What the task requires:
Give the data again exactly as written, skipping any pictures.
***** Information supplied
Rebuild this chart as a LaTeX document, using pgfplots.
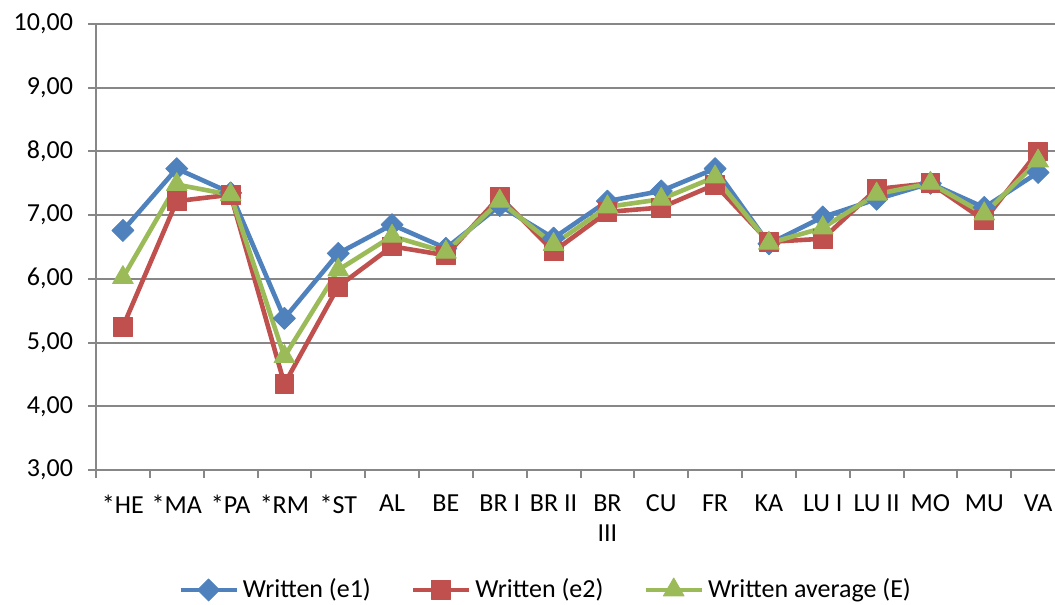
\documentclass[border=0pt]{standalone}
\usepackage{pgfplots}
\pgfplotsset{compat=1.18}
\usepackage{fontspec}
\setmainfont{Carlito}
\definecolor{cblue}{HTML}{4F81BD}
\definecolor{cred}{HTML}{C0504D}
\definecolor{cgreen}{HTML}{9BBB59}
\definecolor{gridgray}{HTML}{878787}
\begin{document}
\fontsize{13pt}{15.5pt}\selectfont
\begin{tikzpicture}
\useasboundingbox (-48pt,-67.5pt) rectangle (479.5pt,235pt);
\begin{axis}[
  at={(0,0)}, anchor=south west,
  scale only axis, width=484.5pt, height=223pt,
  xmin=-0.5, xmax=17.5, ymin=3, ymax=10,
  xtick={0,...,17},
  xticklabels={*HE,*MA,*PA,*RM,*ST,AL,BE,BR I,BR II,{BR\\III},CU,FR,KA,LU I,LU II,MO,MU,VA},
  minor xtick={-0.5,0.5,...,17.5},
  ytick={3,...,10},
  minor ytick={3,...,10},
  ymajorgrids,
  major grid style={gridgray, line width=1pt},
  axis x line*=bottom, axis y line*=left,
  axis line style={gridgray, line width=1pt, -},
  tick style={gridgray, line width=1pt},
  tick align=outside, major tick length=0pt, minor tick length=4pt,
  xticklabel style={align=center, font=\fontsize{13pt}{15pt}\selectfont, yshift=-8pt},
  yticklabel style={font=\fontsize{13pt}{15.5pt}\selectfont, xshift=-7pt},
  y tick label style={/pgf/number format/.cd, fixed, fixed zerofill, precision=2, use comma, assume math mode=true, /tikz/.cd},
  legend columns=3,
  legend style={at={(0.465,-0.269)}, anchor=center, draw=none, fill=none,
    font=\fontsize{13pt}{15.5pt}\selectfont,
    /tikz/every even column/.append style={column sep=18pt}},
  legend image code/.code={\draw[mark repeat=2,mark phase=2] plot coordinates {(0pt,0pt) (14pt,0pt) (28pt,0pt)};},
  every axis plot/.append style={line width=2.3pt, line join=round},
]
\addplot[color=cblue, mark=square*, mark size=3.9pt, mark options={rotate=45, line width=0.4pt, fill=cblue}] coordinates {
(0,6.76) (1,7.73) (2,7.35) (3,5.38) (4,6.40) (5,6.85) (6,6.48) (7,7.15) (8,6.64) (9,7.22) (10,7.38) (11,7.73) (12,6.55) (13,6.97) (14,7.25) (15,7.50) (16,7.12) (17,7.67)};
\addlegendentry{Written (e1)}
\addplot[color=cred, mark=square*, mark size=4.7pt, mark options={line width=0.4pt, fill=cred}] coordinates {
(0,5.25) (1,7.22) (2,7.32) (3,4.35) (4,5.88) (5,6.51) (6,6.37) (7,7.29) (8,6.43) (9,7.05) (10,7.12) (11,7.48) (12,6.58) (13,6.63) (14,7.41) (15,7.50) (16,6.92) (17,8.00)};
\addlegendentry{Written (e2)}
\addplot[color=cgreen, mark=triangle*, mark size=6pt, mark options={line width=0.4pt, fill=cgreen}] coordinates {
(0,6.02) (1,7.48) (2,7.32) (3,4.78) (4,6.14) (5,6.67) (6,6.42) (7,7.22) (8,6.54) (9,7.13) (10,7.25) (11,7.60) (12,6.56) (13,6.80) (14,7.33) (15,7.50) (16,7.02) (17,7.85)};
\addlegendentry{Written average (E)}
\end{axis}
\end{tikzpicture}
\end{document}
**********
Solution to this task:
Rebuild this chart as a LaTeX document, using pgfplots.
\documentclass[border=0pt]{standalone}
\usepackage{pgfplots}
\pgfplotsset{compat=1.18}
\usepackage{fontspec}
\setmainfont{Carlito}
\definecolor{cblue}{HTML}{4F81BD}
\definecolor{cred}{HTML}{C0504D}
\definecolor{cgreen}{HTML}{9BBB59}
\definecolor{gridgray}{HTML}{878787}
\begin{document}
\fontsize{13pt}{15.5pt}\selectfont
\begin{tikzpicture}
\useasboundingbox (-48pt,-67.5pt) rectangle (479.5pt,235pt);
\begin{axis}[
  at={(0,0)}, anchor=south west,
  scale only axis, width=484.5pt, height=223pt,
  xmin=-0.5, xmax=17.5, ymin=3, ymax=10,
  xtick={0,...,17},
  xticklabels={*HE,*MA,*PA,*RM,*ST,AL,BE,BR I,BR II,{BR\\III},CU,FR,KA,LU I,LU II,MO,MU,VA},
  minor xtick={-0.5,0.5,...,17.5},
  ytick={3,...,10},
  minor ytick={3,...,10},
  ymajorgrids,
  major grid style={gridgray, line width=1pt},
  axis x line*=bottom, axis y line*=left,
  axis line style={gridgray, line width=1pt, -},
  tick style={gridgray, line width=1pt},
  tick align=outside, major tick length=0pt, minor tick length=4pt,
  xticklabel style={align=center, font=\fontsize{13pt}{15pt}\selectfont, yshift=-8pt},
  yticklabel style={font=\fontsize{13pt}{15.5pt}\selectfont, xshift=-7pt},
  y tick label style={/pgf/number format/.cd, fixed, fixed zerofill, precision=2, use comma, assume math mode=true, /tikz/.cd},
  legend columns=3,
  legend style={at={(0.465,-0.269)}, anchor=center, draw=none, fill=none,
    font=\fontsize{13pt}{15.5pt}\selectfont,
    /tikz/every even column/.append style={column sep=18pt}},
  legend image code/.code={\draw[mark repeat=2,mark phase=2] plot coordinates {(0pt,0pt) (14pt,0pt) (28pt,0pt)};},
  every axis plot/.append style={line width=2.3pt, line join=round},
]
\addplot[color=cblue, mark=square*, mark size=3.9pt, mark options={rotate=45, line width=0.4pt, fill=cblue}] coordinates {
(0,6.76) (1,7.73) (2,7.35) (3,5.38) (4,6.40) (5,6.85) (6,6.48) (7,7.15) (8,6.64) (9,7.22) (10,7.38) (11,7.73) (12,6.55) (13,6.97) (14,7.25) (15,7.50) (16,7.12) (17,7.67)};
\addlegendentry{Written (e1)}
\addplot[color=cred, mark=square*, mark size=4.7pt, mark options={line width=0.4pt, fill=cred}] coordinates {
(0,5.25) (1,7.22) (2,7.32) (3,4.35) (4,5.88) (5,6.51) (6,6.37) (7,7.29) (8,6.43) (9,7.05) (10,7.12) (11,7.48) (12,6.58) (13,6.63) (14,7.41) (15,7.50) (16,6.92) (17,8.00)};
\addlegendentry{Written (e2)}
\addplot[color=cgreen, mark=triangle*, mark size=6pt, mark options={line width=0.4pt, fill=cgreen}] coordinates {
(0,6.02) (1,7.48) (2,7.32) (3,4.78) (4,6.14) (5,6.67) (6,6.42) (7,7.22) (8,6.54) (9,7.13) (10,7.25) (11,7.60) (12,6.56) (13,6.80) (14,7.33) (15,7.50) (16,7.02) (17,7.85)};
\addlegendentry{Written average (E)}
\end{axis}
\end{tikzpicture}
\end{document}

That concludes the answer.